March 17, 2014 — North Dakota and the sole abortion clinic in the state have resolved a dispute over a law (SB 2305) requiring abortion providers to have admitting privileges at a local hospital, and the facility will be able to continue operating, the Los Angeles Times' "Nation Now" reports (Muskal, "Nation Now," Los Angeles Times, 3/14).
In 2013, the Center for Reproductive Rights filed a lawsuit against the admitting privileges requirement on behalf of Red River Women's Clinic, arguing that the rule would effectively make abortion illegal in the state. State District Judge Wickham Corwin granted a preliminary injunction against the law in July, and the trial was originally slated to be heard in court in February. It was recently taken off the court docket amid settlement talks (Women's Health Policy Report, 2/14).
The clinic's lawsuit charged that its doctors would be unable to receive privileges at any local hospitals and that they would be required to admit a certain number of patients per year to maintain privileges at Sanford Health, a local hospital (Springer, Fargo-Moorhead Forum, 3/14).
In February, Sanford, based in Fargo, N.D., and Sioux Falls, S.D., said that it had extended admitting privileges to Red River Women's Clinic's three abortion providers (Women's Health Policy Report, 2/14).

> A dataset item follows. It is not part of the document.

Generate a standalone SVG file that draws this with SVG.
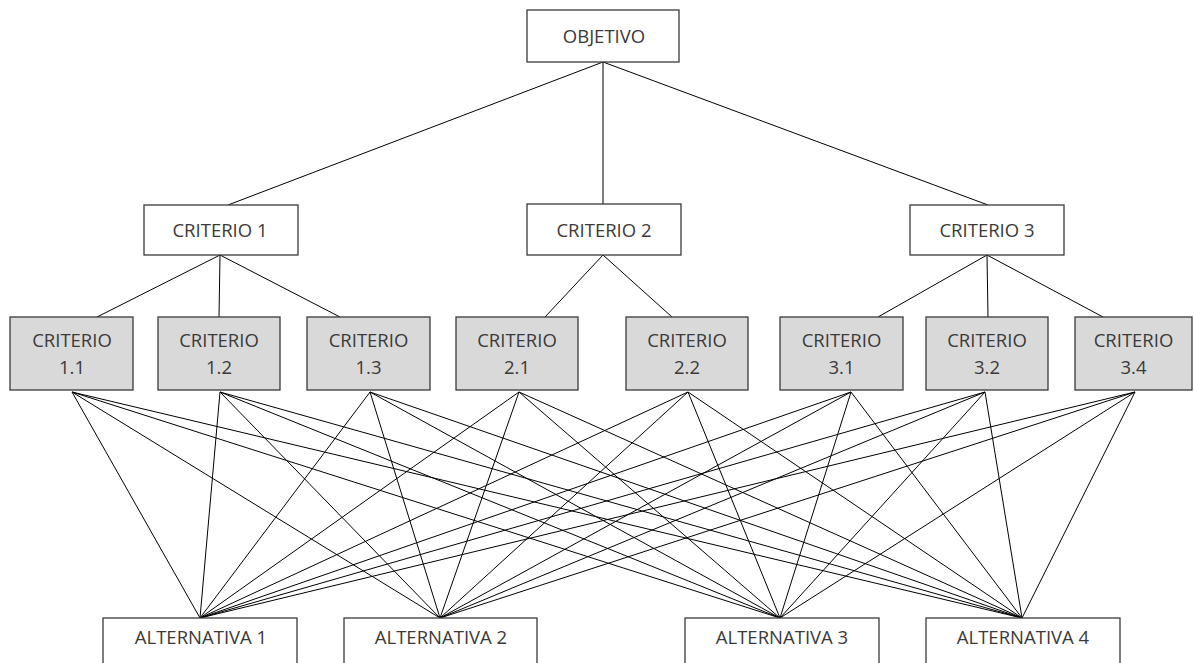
<svg xmlns="http://www.w3.org/2000/svg" width="1194" height="663" viewBox="0 0 1194 663">
<style>
.b{fill:#fff;stroke:#3a3a3a;stroke-width:1.3}
.g{fill:#d9d9d9;stroke:#3a3a3a;stroke-width:1.3}
.t{font-family:"Open Sans","Liberation Sans",sans-serif;font-size:18.5px;fill:#3a3a3a;text-anchor:middle}
.c line{stroke:#000;stroke-width:1}
</style>
<rect width="1194" height="663" fill="#fff"/>
<g class="c" id="connectors">
<line x1="603" y1="62" x2="228" y2="205"/>
<line x1="603" y1="62" x2="603" y2="204"/>
<line x1="603" y1="62" x2="988" y2="205"/>
<line x1="220" y1="255" x2="97" y2="317"/>
<line x1="220" y1="255" x2="219" y2="317"/>
<line x1="220" y1="255" x2="340" y2="317"/>
<line x1="603" y1="255" x2="545" y2="317"/>
<line x1="603" y1="255" x2="672" y2="317"/>
<line x1="987" y1="255" x2="878" y2="317"/>
<line x1="987" y1="255" x2="988" y2="317"/>
<line x1="987" y1="255" x2="1103" y2="317"/>
<line x1="72" y1="392" x2="200" y2="618"/><line x1="72" y1="392" x2="440" y2="618"/><line x1="72" y1="392" x2="780" y2="618"/><line x1="72" y1="392" x2="1022" y2="618"/>
<line x1="220" y1="392" x2="200" y2="618"/><line x1="220" y1="392" x2="440" y2="618"/><line x1="220" y1="392" x2="780" y2="618"/><line x1="220" y1="392" x2="1022" y2="618"/>
<line x1="370" y1="392" x2="200" y2="618"/><line x1="370" y1="392" x2="440" y2="618"/><line x1="370" y1="392" x2="780" y2="618"/><line x1="370" y1="392" x2="1022" y2="618"/>
<line x1="519" y1="392" x2="200" y2="618"/><line x1="519" y1="392" x2="440" y2="618"/><line x1="519" y1="392" x2="780" y2="618"/><line x1="519" y1="392" x2="1022" y2="618"/>
<line x1="688" y1="392" x2="200" y2="618"/><line x1="688" y1="392" x2="440" y2="618"/><line x1="688" y1="392" x2="780" y2="618"/><line x1="688" y1="392" x2="1022" y2="618"/>
<line x1="851" y1="392" x2="200" y2="618"/><line x1="851" y1="392" x2="440" y2="618"/><line x1="851" y1="392" x2="780" y2="618"/><line x1="851" y1="392" x2="1022" y2="618"/>
<line x1="985" y1="392" x2="200" y2="618"/><line x1="985" y1="392" x2="440" y2="618"/><line x1="985" y1="392" x2="780" y2="618"/><line x1="985" y1="392" x2="1022" y2="618"/>
<line x1="1135" y1="392" x2="200" y2="618"/><line x1="1135" y1="392" x2="440" y2="618"/><line x1="1135" y1="392" x2="780" y2="618"/><line x1="1135" y1="392" x2="1022" y2="618"/>
</g>
<g id="objetivo"><rect class="b" x="527" y="10" width="152" height="52"/><text class="t" x="604" y="43">OBJETIVO</text></g>
<g id="criterio1"><rect class="b" x="144" y="205" width="154" height="50"/><text class="t" x="220" y="237">CRITERIO 1</text></g>
<g id="criterio2"><rect class="b" x="527" y="204" width="154" height="51"/><text class="t" x="604" y="237">CRITERIO 2</text></g>
<g id="criterio3"><rect class="b" x="910" y="205" width="154" height="50"/><text class="t" x="987" y="237">CRITERIO 3</text></g>
<g id="c11"><rect class="g" x="10" y="317" width="123" height="73"/><text class="t" x="72" y="347">CRITERIO</text><text class="t" x="72" y="374">1.1</text></g>
<g id="c12"><rect class="g" x="158" y="317" width="122" height="73"/><text class="t" x="219" y="347">CRITERIO</text><text class="t" x="219" y="374">1.2</text></g>
<g id="c13"><rect class="g" x="307" y="317" width="123" height="73"/><text class="t" x="368.5" y="347">CRITERIO</text><text class="t" x="368.5" y="374">1.3</text></g>
<g id="c21"><rect class="g" x="456" y="317" width="122" height="73"/><text class="t" x="517" y="347">CRITERIO</text><text class="t" x="517" y="374">2.1</text></g>
<g id="c22"><rect class="g" x="626" y="317" width="122" height="73"/><text class="t" x="687" y="347">CRITERIO</text><text class="t" x="687" y="374">2.2</text></g>
<g id="c31"><rect class="g" x="780" y="317" width="123" height="73"/><text class="t" x="841.5" y="347">CRITERIO</text><text class="t" x="841.5" y="374">3.1</text></g>
<g id="c32"><rect class="g" x="926" y="317" width="122" height="73"/><text class="t" x="987" y="347">CRITERIO</text><text class="t" x="987" y="374">3.2</text></g>
<g id="c34"><rect class="g" x="1075" y="317" width="117" height="73"/><text class="t" x="1133.5" y="347">CRITERIO</text><text class="t" x="1133.5" y="374">3.4</text></g>
<g id="alt1"><rect class="b" x="103" y="618" width="194" height="60"/><text class="t" x="201" y="644">ALTERNATIVA 1</text></g>
<g id="alt2"><rect class="b" x="344" y="618" width="193" height="60"/><text class="t" x="441" y="644">ALTERNATIVA 2</text></g>
<g id="alt3"><rect class="b" x="685" y="618" width="194" height="60"/><text class="t" x="782" y="644">ALTERNATIVA 3</text></g>
<g id="alt4"><rect class="b" x="926" y="618" width="194" height="60"/><text class="t" x="1023" y="644">ALTERNATIVA 4</text></g>
</svg>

Sanford will maintain admitting privileges for the clinic's physicians as long as they maintain certain training, education and certification requirements, although it will not permit them to perform abortions at the hospital.
As part of the agreement between the state and the clinic, the Red River physicians will need to maintain admitting privileges for as long as the law is in effect. Any new physicians joining the clinic will also have to obtain privileges in order to provide abortions (Fargo-Moorhead Forum, 3/14).
State Attorney General Wayne Stenehjem said Friday, "All of the clinic's physicians were able to comply with the requirements of the law by obtaining privileges at a local hospital," adding, "Because the grounds for suing the state no longer exist, that case is now moot."
Autumn Katz, a staff attorney with CRR, said, "We are pleased that the physicians at the Red River Women's Clinic have been able to obtain admitting privileges and reach a settlement with state officials, but the fact remains that this law's intention was to shutter the only abortion clinic in the state."
She added, "While the women of North Dakota can breathe a temporary sigh of relief that this particular underhanded law can no longer threaten safe and legal reproductive healthcare in their state, our court battles continue as we fight the other equally extreme efforts to ban abortion in the state" ("Nation Now," Los Angeles Times, 3/14).
Separately, North Dakota Right to Life Association Executive Director Devyn Nelson said, "We will continue to push forward and try to enact laws that protect the sanctity of life at all stages of development" (Fargo-Moorhead Forum, 3/14).